Vairawanathan was seated on a wooden stool, his eyes gazing on the thread that binds the garland. He looked up and quoted his prices. We began to talk, and he said “ I have been here for 38 years, making garlands which devotees take to worship at this kovil and other kovils around the area.

Today, we still manage to get our fresh flowers, but it is not easy.” He pointed at the wild jasmine flowers which are the common choice, and takes five minutes to weave and are sold at Rs150 each.

Vairawanathan explained “Each garland has a purpose in terms of worship, and is affiliated with various Hindu festivals. See this green Thulasi leaves, the garlands made of this are offered to Vishnu. The best quality Thulasi comes from as far as Anuradhapura.

At times, we are very busy, when we have prior orders for wedding garlands, the minimum price of which is Rs 500 and varies as per the customer’s choice. Over the past 3 years the trend of some customers has shifted to artificial flower garlands”. Vairawanathan, a resident of Hatton, has spent many years making garlands, the intense focus of which has resulted in a mild squint on his left eye.

Adjacent to this garland stall is another young man, probably in his early twenties. Vishvanath had just finished making three large garlands which are suspended on a hook. The garlands seem to match his height. He explained, “These jasmine garlands are used to decorate kovils and also the manawara - the pedestal where Hindu couples get married.
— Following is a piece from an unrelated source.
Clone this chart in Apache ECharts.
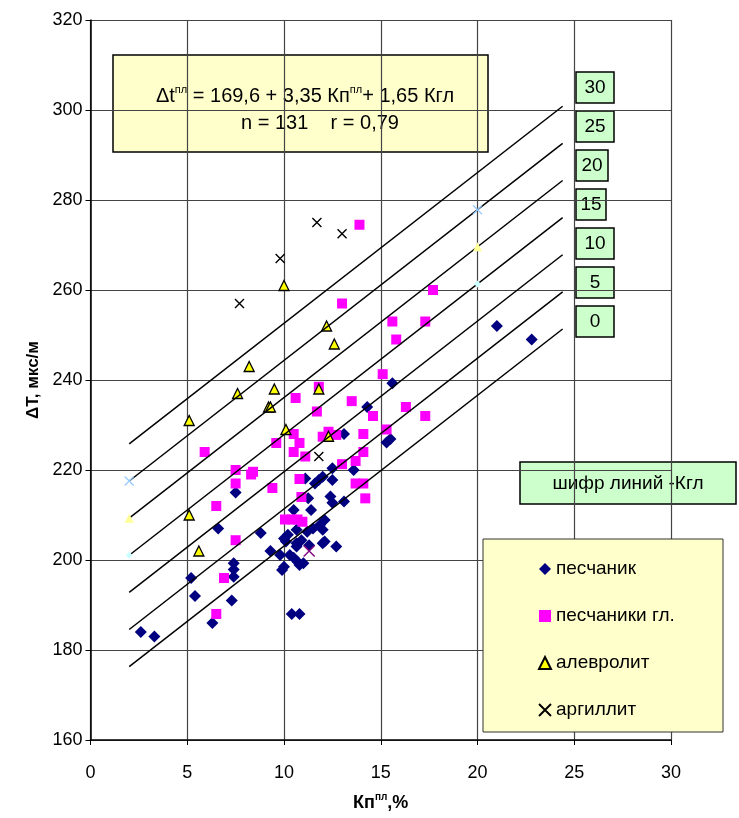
<!DOCTYPE html>
<html>
<head>
<meta charset="utf-8">
<script src="https://cdn.jsdelivr.net/npm/echarts@6/dist/echarts.min.js"></script>
<style>
html, body { margin: 0; padding: 0; background: #fff; }
#chart { width: 739px; height: 818px; }
</style>
</head>
<body>
<div id="chart"></div>
<script>
// axis ticks
var xTicks = [0, 5, 10, 15, 20, 25, 30]
var yTicks = [160, 180, 200, 220, 240, 260, 280, 300, 320]

// regression: dt = 169.6 + 3.35*Kp + 1.65*Kgl, one line per Kgl value
var kglValues = [30, 25, 20, 15, 10, 5, 0]
var coefA = 169.6
var coefKp = 3.35
var coefKgl = 1.65
var lineFrom = 2
var lineTo = 24.4

// points [Kp, dT]
var sandstone = [
  [2.6, 184], [3.3, 183], [5.2, 196], [5.4, 192], [6.3, 186], [6.6, 207],
  [7.3, 191], [7.4, 199.3], [7.4, 197.9], [7.4, 196.3], [7.5, 215], [8.8, 206],
  [9.3, 202], [9.8, 201.1], [10.0, 198.5], [9.9, 197.8], [10.3, 201.1], [10.7, 199.6],
  [11.0, 199.3], [10.1, 204.1], [10.65, 203.7], [11.3, 203.3], [12.0, 203.7], [10.4, 188],
  [10.8, 188], [12.5, 220.4], [13.6, 220], [11.8, 217.8], [12.0, 218.5], [12.5, 217.8],
  [11.6, 217], [11.1, 218.1], [11.25, 213.7], [12.4, 214.1], [12.5, 212.7], [13.1, 213],
  [10.5, 211.1], [11.4, 211.1], [12.1, 208.9], [11.85, 207.8], [12.0, 206.7], [11.5, 207],
  [11.2, 206.3], [10.65, 206.7], [10.2, 205.6], [10.0, 204.8], [10.9, 204.4], [10.65, 203],
  [12.1, 204.1], [12.7, 203], [10.8, 198.9], [10.5, 200.5], [15.6, 239.3], [14.3, 234],
  [13.1, 228], [15.3, 226.1], [15.5, 226.9], [21.0, 252], [22.8, 249]
]
var clayeySandstone = [
  [13.9, 274.5], [17.7, 260], [13.0, 257], [15.6, 253], [17.3, 253], [15.8, 249],
  [15.1, 241.3], [11.8, 238.5], [10.6, 236], [13.5, 235.3], [16.3, 234], [11.7, 233],
  [14.6, 232], [17.3, 232], [15.3, 229], [12.0, 227.4], [12.7, 227.8], [14.1, 228],
  [10.5, 228], [10.8, 226], [9.6, 226], [10.5, 224], [11.1, 223], [14.1, 224],
  [13.7, 222], [13.0, 221.3], [5.9, 224], [10.8, 218], [13.7, 217], [14.1, 217],
  [14.2, 213.7], [10.9, 214], [9.4, 216], [7.5, 217], [8.4, 219.6], [8.3, 219],
  [7.5, 220], [7.5, 204.4], [6.5, 212], [10.05, 209], [10.4, 209], [10.7, 209],
  [10.95, 208.5], [6.9, 196], [6.5, 188], [12.3, 228.5]
]
var siltstone = [
  [5.1, 231], [5.1, 210], [5.6, 202], [7.6, 237], [8.2, 243], [9.2, 234], [9.3, 234],
  [9.5, 238], [10.0, 261], [10.1, 229], [11.8, 238], [12.2, 252], [12.6, 248], [12.3, 227.5]
]
var argillite = [
  [7.7, 257], [9.8, 267], [11.7, 275], [13.0, 272.5], [11.8, 223]
]
var argilliteOther = [[11.3, 202]]

var seriesNames = ['песчаник', 'песчаники гл.', 'алевролит', 'аргиллит']

var FONT = 'Liberation Sans, Arial, sans-serif'
var NARROW = 'Liberation Sans Narrow, Liberation Sans, Arial, sans-serif'
var crossPath = 'path://M0,0L10,10M10,0L0,10'

function dt(kp, kgl) {
  return coefA + coefKp * kp + coefKgl * kgl
}

var myChart = echarts.init(document.getElementById('chart'))

var series = [
  {
    name: seriesNames[0],
    type: 'scatter',
    symbol: 'diamond',
    symbolSize: 12,
    itemStyle: { color: '#000080', opacity: 1 },
    data: sandstone,
    z: 2
  },
  {
    name: seriesNames[1],
    type: 'scatter',
    symbol: 'rect',
    symbolSize: 10,
    itemStyle: { color: '#ff00ff', opacity: 1 },
    data: clayeySandstone,
    z: 2
  },
  {
    name: seriesNames[2],
    type: 'scatter',
    symbol: 'triangle',
    symbolSize: 10,
    itemStyle: { color: '#ffff00', borderColor: '#000', borderWidth: 1.3, opacity: 1 },
    data: siltstone,
    z: 2
  },
  {
    name: seriesNames[3],
    type: 'scatter',
    symbol: crossPath,
    symbolSize: 9,
    itemStyle: { color: '#000', borderColor: '#000', borderWidth: 1.4, opacity: 1 },
    data: argillite,
    z: 2
  },
  {
    name: 'other',
    type: 'scatter',
    symbol: crossPath,
    symbolSize: 11,
    itemStyle: { color: '#800080', borderColor: '#800080', borderWidth: 1.4, opacity: 1 },
    data: argilliteOther,
    z: 2
  }
]

// regression lines
kglValues.forEach(function (k) {
  series.push({
    name: 'Kgl ' + k,
    type: 'line',
    symbol: 'none',
    silent: true,
    lineStyle: { color: '#000', width: 1.5 },
    data: [[lineFrom, dt(lineFrom, k)], [lineTo, dt(lineTo, k)]],
    z: 3
  })
})

// faint end markers left from the line series (Kgl 25, 20, 15)
var endMarks = [
  { k: 25, symbol: crossPath, size: 9, color: '#99ccff' },
  { k: 20, symbol: 'triangle', size: 9, color: '#ffff99' },
  { k: 15, symbol: 'diamond', size: 7, color: '#ccffff' }
]
endMarks.forEach(function (m) {
  series.push({
    name: 'end ' + m.k,
    type: 'scatter',
    symbol: m.symbol,
    symbolSize: m.size,
    silent: true,
    itemStyle: { color: m.color, borderColor: m.color, borderWidth: m.symbol === crossPath ? 1.3 : 0, opacity: 1 },
    data: [[lineFrom, dt(lineFrom, m.k)], [20, dt(20, m.k)]],
    z: 4
  })
})

// boxes with the Kgl value of each line
var boxW = { 30: 38, 25: 38, 20: 32, 15: 30, 10: 38, 5: 38, 0: 38 }
var graphics = []
kglValues.forEach(function (k, i) {
  var top = 72 + i * 39
  graphics.push({
    type: 'group',
    z: 5,
    children: [
      {
        type: 'rect',
        shape: { x: 576, y: top, width: boxW[k], height: 31 },
        style: { fill: '#ccffcc', stroke: '#000', lineWidth: 1.5 }
      },
      {
        type: 'text',
        x: 576 + boxW[k] / 2,
        y: top + 16,
        style: {
          text: String(k),
          font: '19px ' + FONT,
          fill: '#000',
          align: 'center',
          verticalAlign: 'middle'
        }
      }
    ]
  })
})

// formula box
graphics.push({
  type: 'group',
  z: 5,
  children: [
    {
      type: 'rect',
      shape: { x: 113, y: 55, width: 375, height: 97 },
      style: { fill: '#ffffcc', stroke: '#000', lineWidth: 1.5 }
    },
    {
      type: 'text',
      x: 305,
      y: 96,
      style: {
        text: '{m|Δt}{s|пл}{m| = 169,6 + 3,35 Кп}{s|пл}{m|+ 1,65 Кгл}',
        align: 'center',
        verticalAlign: 'middle',
        rich: {
          m: { font: '20px ' + FONT, fill: '#000', lineHeight: 24 },
          s: { font: '11px ' + FONT, fill: '#000', verticalAlign: 'top', lineHeight: 24 }
        }
      }
    },
    {
      type: 'text',
      x: 320,
      y: 123,
      style: {
        text: 'n = 131    r = 0,79',
        font: '20px ' + FONT,
        fill: '#000',
        align: 'center',
        verticalAlign: 'middle'
      }
    }
  ]
})

// "line code" box
graphics.push({
  type: 'group',
  z: 5,
  children: [
    {
      type: 'rect',
      shape: { x: 520, y: 462, width: 216, height: 42 },
      style: { fill: '#ccffcc', stroke: '#000', lineWidth: 1.5 }
    },
    {
      type: 'text',
      x: 628,
      y: 484,
      style: {
        text: 'шифр линий -Кгл',
        font: '19px ' + FONT,
        fill: '#000',
        align: 'center',
        verticalAlign: 'middle'
      }
    }
  ]
})

// legend background
graphics.push({
  type: 'rect',
  z: 5,
  shape: { x: 483, y: 539, width: 240, height: 193 },
  style: { fill: '#ffffcc', stroke: '#333', lineWidth: 1 }
})

myChart.setOption({
  animation: false,
  grid: {
    left: 90.5,
    right: 68,
    top: 20,
    bottom: 78
  },
  xAxis: {
    type: 'value',
    min: xTicks[0],
    max: xTicks[xTicks.length - 1],
    interval: 5,
    name: '{b|Кп}{s|пл}{b|,%}',
    nameLocation: 'middle',
    nameGap: 52,
    nameTextStyle: {
      rich: {
        b: { fontFamily: NARROW, fontWeight: 'bold', fontSize: 18, color: '#000', lineHeight: 22 },
        s: { fontFamily: NARROW, fontWeight: 'bold', fontSize: 10, color: '#000', lineHeight: 22, verticalAlign: 'top' }
      }
    },
    axisLine: { lineStyle: { color: '#000', width: 1.5 } },
    axisTick: { length: 5, lineStyle: { color: '#000' } },
    axisLabel: { fontFamily: NARROW, fontSize: 18, color: '#000', margin: 24 },
    splitLine: { show: true, lineStyle: { color: '#444', width: 1.2 } }
  },
  yAxis: {
    type: 'value',
    min: yTicks[0],
    max: yTicks[yTicks.length - 1],
    interval: 20,
    name: 'ΔT, мкс/м',
    nameLocation: 'middle',
    nameGap: 44,
    nameTextStyle: { fontFamily: FONT, fontWeight: 'bold', fontSize: 17, color: '#000' },
    axisLine: { show: true, lineStyle: { color: '#000', width: 1.5 } },
    axisTick: { show: true, length: 5, lineStyle: { color: '#000' } },
    axisLabel: { fontFamily: NARROW, fontSize: 18, color: '#000', margin: 8 },
    splitLine: { show: true, lineStyle: { color: '#444', width: 1.2 } }
  },
  legend: {
    data: seriesNames,
    orient: 'vertical',
    left: 533,
    top: 554,
    z: 10,
    itemWidth: 12,
    itemHeight: 12,
    itemGap: 27,
    selectedMode: false,
    textStyle: { fontFamily: FONT, fontSize: 19, color: '#000', lineHeight: 20 }
  },
  graphic: graphics,
  series: series
})
</script>
</body>
</html>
It takes a longer time to make these jasmine streamers”. Vishvanath wears a Cross on his chain though a Hindu. I walked back passing the kovil entrance, where a pooja is in progress. On the other side a bearded man is busy at work. He is Muthukumaran, the senior most garland maker who has been in business for 50 years! His finger nails are stained from the natural dyes of the flowers. He greeted me and said “I came from Kandy when I was just eight years old.

Colombo was a very different city those days. I learnt my craft here, and have no regrets. I feel I am helping people in their act of sacred worship. On Fridays we are very busy. Many devotees come to the kovil”. The amiable old man continues to make a garland as he talks. He pointed to a bunch of thin needle like grass and explained, “You may not have seen this? Brother, this is known as arugampullu, and is used for specific forms of worship. The best quality comes from the Puttalam area. Some now buy artificial garlands, but we feel, fresh garlands have a special aura. The devotees have a choice”

Walking via Andival Street, we approach a line of six shops selling artificial garlands, bursting in beautiful colours. The vendors began to offer discounts. One salesman declared “These garlands are from India. As you know there many kovils there of great prominence. We don’t compete with the natural garland makers, but we offer the devotees a choice”.

These shops sell the famous urutharasai mallai - a chain made with wooden beads, often used by meditating sages and pious hermits in India. Thus, a mix of natural and artificial garlands adorns this area down Sea Street. But the garland making skill is a dying craft. Perhaps, in his poem ‘Hematreya’, the prudent poet Ralph Emerson has a deeper point when he makes mention of the earth laughing with flowers and wisely concludes with the lines “When I heard the earth song, I was no longer brave. My avarice cooled, like lust in the chill of the grave”.